| Task to complete |
Leaving out every picture, copy the lines of the data exactly, from the first through the line containing "import plotly.graph_objects as go".

* Begin Material *

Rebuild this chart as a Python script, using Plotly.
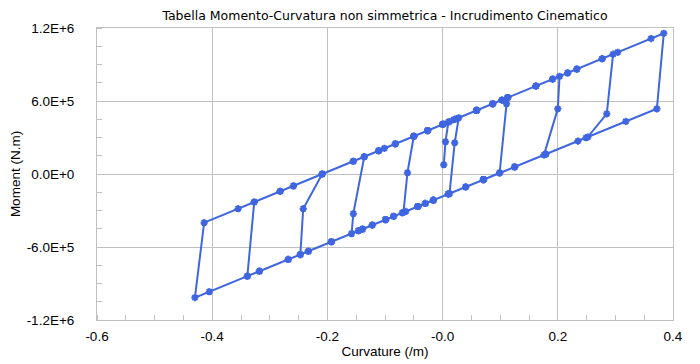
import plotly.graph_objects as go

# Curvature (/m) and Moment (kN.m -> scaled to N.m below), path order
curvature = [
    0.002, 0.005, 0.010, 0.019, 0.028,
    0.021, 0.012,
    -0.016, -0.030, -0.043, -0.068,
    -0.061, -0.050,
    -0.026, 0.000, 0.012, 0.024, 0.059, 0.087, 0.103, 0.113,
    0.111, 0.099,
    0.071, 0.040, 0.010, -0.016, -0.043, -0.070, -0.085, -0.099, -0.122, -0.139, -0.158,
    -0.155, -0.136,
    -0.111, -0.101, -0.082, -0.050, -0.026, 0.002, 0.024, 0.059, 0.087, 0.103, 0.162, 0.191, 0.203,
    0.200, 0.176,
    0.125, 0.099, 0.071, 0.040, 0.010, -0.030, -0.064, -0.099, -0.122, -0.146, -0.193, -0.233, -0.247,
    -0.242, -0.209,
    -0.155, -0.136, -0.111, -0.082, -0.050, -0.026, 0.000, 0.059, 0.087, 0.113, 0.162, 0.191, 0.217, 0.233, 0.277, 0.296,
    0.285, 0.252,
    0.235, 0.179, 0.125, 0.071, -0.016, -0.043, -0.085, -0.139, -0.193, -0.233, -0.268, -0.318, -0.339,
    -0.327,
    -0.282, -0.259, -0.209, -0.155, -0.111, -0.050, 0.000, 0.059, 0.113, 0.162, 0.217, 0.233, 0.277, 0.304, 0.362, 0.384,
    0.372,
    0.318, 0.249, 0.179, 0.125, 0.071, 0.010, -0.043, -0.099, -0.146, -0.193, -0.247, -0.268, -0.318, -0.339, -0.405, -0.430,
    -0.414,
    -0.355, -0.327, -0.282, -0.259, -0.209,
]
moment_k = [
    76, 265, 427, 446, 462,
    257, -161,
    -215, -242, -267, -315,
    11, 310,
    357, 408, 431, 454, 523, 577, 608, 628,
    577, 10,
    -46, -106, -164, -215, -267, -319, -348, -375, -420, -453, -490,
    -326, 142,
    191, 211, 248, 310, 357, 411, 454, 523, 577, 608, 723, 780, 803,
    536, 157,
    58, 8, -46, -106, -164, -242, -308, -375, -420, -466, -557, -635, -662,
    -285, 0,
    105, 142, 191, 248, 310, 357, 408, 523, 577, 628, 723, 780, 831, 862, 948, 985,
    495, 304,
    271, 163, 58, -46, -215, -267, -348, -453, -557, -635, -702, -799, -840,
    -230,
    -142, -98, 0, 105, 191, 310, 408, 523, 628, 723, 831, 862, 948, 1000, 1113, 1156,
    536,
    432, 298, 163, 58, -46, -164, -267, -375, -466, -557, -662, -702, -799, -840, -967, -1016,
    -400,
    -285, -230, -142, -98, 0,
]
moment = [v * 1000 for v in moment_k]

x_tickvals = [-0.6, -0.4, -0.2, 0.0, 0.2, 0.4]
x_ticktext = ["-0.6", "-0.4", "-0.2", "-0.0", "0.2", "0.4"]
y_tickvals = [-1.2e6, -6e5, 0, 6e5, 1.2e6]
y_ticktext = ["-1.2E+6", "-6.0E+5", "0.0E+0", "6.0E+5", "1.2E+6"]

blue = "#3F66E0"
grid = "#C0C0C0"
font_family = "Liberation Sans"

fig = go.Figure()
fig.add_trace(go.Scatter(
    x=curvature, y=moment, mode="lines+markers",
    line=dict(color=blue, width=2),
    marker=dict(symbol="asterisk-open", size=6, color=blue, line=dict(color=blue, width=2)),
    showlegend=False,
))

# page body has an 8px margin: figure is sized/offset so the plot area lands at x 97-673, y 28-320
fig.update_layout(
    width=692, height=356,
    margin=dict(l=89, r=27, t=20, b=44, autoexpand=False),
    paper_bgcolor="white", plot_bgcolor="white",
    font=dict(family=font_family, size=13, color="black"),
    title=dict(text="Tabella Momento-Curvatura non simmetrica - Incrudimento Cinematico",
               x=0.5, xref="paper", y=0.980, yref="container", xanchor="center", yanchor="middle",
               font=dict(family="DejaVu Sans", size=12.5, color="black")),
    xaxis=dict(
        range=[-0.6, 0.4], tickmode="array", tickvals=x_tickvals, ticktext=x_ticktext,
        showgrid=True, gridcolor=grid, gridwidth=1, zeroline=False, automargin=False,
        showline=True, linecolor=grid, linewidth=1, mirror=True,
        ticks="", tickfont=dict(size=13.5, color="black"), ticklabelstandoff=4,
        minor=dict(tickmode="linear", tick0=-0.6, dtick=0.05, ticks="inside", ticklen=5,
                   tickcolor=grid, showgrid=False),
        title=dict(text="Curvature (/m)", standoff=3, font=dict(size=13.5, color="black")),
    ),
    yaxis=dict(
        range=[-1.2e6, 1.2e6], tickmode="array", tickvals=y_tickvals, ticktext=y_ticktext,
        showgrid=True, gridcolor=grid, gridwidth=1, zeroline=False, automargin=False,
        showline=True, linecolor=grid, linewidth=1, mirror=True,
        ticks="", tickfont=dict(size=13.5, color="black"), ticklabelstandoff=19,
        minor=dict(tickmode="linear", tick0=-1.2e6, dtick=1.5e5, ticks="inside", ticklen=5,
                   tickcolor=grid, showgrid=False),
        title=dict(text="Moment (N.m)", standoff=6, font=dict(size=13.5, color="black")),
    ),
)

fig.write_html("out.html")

* End Material *

| Correct output |
Rebuild this chart as a Python script, using Plotly.
import plotly.graph_objects as go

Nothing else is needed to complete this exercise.